Scale: 1/32 scale model
Wing Span: 15 inches
Length: 15 inches
The Lockheed F-94 Starfire was a first-generation jet aircraft of the United States Air Force. It was developed from the twin-seat Lockheed T-33 Shooting Star in the late 1940s as an all-weather, day/night interceptor. The aircraft reached operational service in May 1950 with Air Defense Command, replacing the piston-engined North American F-82 Twin Mustang in the all-weather interceptor role.
The F-94 was the first operational USAF fighter equipped with an afterburner and was the first jet-powered all-weather fighter to enter combat during the Korean War in January 1953. It had a relatively brief operational life, being replaced in the mid-1950s by the Northrop F-89 Scorpion and North American F-86D Sabre. The last aircraft left active-duty service in 1958 and Air National Guard service in 1959.
Design and development
Lockheed YF-94 (S/N 48-373). This was the second aircraft built (from TF-80C)

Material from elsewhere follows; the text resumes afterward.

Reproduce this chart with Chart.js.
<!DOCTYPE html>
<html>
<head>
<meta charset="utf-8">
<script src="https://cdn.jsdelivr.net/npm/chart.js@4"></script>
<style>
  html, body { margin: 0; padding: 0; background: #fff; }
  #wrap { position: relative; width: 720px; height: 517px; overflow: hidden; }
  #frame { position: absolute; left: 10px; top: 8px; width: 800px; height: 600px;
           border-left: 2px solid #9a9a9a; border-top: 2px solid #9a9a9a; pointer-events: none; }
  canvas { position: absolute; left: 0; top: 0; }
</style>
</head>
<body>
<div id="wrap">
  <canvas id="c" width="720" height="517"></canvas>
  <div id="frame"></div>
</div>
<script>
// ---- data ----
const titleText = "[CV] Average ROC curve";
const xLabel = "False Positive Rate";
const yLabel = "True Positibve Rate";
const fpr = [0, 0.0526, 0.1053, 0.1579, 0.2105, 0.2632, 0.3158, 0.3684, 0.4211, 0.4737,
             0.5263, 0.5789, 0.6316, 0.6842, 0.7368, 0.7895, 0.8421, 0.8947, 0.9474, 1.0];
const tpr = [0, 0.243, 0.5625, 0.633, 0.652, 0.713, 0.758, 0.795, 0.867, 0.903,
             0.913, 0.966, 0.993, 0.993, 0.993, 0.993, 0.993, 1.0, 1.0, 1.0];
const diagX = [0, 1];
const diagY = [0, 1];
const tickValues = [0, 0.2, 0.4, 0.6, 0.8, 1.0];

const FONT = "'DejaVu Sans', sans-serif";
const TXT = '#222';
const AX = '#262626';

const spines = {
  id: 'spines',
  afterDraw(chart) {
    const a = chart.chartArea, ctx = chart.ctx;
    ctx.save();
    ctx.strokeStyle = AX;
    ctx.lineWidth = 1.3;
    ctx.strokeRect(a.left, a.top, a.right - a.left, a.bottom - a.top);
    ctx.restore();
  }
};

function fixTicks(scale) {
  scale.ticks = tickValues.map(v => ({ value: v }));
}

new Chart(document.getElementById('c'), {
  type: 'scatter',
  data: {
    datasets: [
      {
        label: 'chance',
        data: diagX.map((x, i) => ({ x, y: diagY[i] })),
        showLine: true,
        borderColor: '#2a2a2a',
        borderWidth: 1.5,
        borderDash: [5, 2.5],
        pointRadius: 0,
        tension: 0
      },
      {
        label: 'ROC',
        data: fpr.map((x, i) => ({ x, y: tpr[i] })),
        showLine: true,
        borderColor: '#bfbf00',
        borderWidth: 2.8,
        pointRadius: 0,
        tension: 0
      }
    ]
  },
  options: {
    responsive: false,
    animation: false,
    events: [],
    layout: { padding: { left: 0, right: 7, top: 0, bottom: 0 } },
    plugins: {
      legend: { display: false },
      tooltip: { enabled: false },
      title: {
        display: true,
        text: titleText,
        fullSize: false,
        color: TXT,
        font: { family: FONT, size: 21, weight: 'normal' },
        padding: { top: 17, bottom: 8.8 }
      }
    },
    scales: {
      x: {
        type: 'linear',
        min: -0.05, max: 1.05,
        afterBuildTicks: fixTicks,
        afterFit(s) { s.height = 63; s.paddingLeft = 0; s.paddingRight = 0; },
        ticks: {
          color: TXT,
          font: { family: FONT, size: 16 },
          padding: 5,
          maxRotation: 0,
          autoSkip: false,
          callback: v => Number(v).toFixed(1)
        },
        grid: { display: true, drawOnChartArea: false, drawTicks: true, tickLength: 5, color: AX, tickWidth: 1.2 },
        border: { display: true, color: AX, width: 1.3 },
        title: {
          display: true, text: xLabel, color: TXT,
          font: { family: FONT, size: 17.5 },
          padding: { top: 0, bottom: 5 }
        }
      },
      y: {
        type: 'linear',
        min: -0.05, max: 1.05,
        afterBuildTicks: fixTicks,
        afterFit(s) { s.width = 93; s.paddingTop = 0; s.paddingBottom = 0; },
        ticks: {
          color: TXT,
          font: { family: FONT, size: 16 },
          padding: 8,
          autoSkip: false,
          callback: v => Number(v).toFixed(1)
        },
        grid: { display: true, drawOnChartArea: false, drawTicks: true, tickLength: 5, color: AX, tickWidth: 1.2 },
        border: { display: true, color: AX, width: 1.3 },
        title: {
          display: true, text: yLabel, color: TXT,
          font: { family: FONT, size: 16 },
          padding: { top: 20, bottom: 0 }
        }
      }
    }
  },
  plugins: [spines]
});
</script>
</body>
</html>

Built to a 1948 USAF specification for a radar-equipped interceptor to replace the aging F-61 Black Widow and North American F-82 Twin Mustang, it was specifically designed to counter the threat of the USSR's new Tupolev Tu-4 bombers (reverse-engineered Boeing B-29). The Curtiss-Wright XF-87 Blackhawk had been designated to be the USAF first jet night fighter, but its performance was subpar, and Lockheed was asked to design a jet night fighter on a crash program basis. The F-94 was derived from the TF-80C (later T-33A Shooting Star) which was a two-seat trainer version of the F-80 Shooting Star. A lengthened nose area with guns, radar, and automatic fire control system was added. Since the conversion seemed so simple, a contract was awarded to Lockheed in early 1949, with the first flight on 16 April 1949. The early test YF-94s used 75% of the parts used in the earlier F-80 and T-33As.
The fire control system was the Hughes E-1, which incorporated an AN/APG-33 radar (derived from the AN/APG-3, which directed the Convair B-36's tail guns) and a Sperry A-1C computing gunsight. This short-range radar system was useful only in the terminal phases of the interception. Most of the operation would be directed using ground-controlled interception, as was the case with the earlier aircraft it replaced.
The added weight of the electronic equipment required a more powerful engine, so the standard J-33 turbojet engine, which had been fitted to the T-33A, was replaced with an afterburning Allison J33-A-33. The combination reduced the internal fuel capacity. The F-94 was to be the first US production jet with an afterburner. The J33-A-33 had standard thrust of 4,000 pounds-force (18 kN), and with water injection this was increased to 5,400 lbf (24 kN) and with afterburning a maximum of 6,000 lbf (27 kN) thrust. The YF-94A's afterburner had many teething problems with its igniter and the flame stabilization system.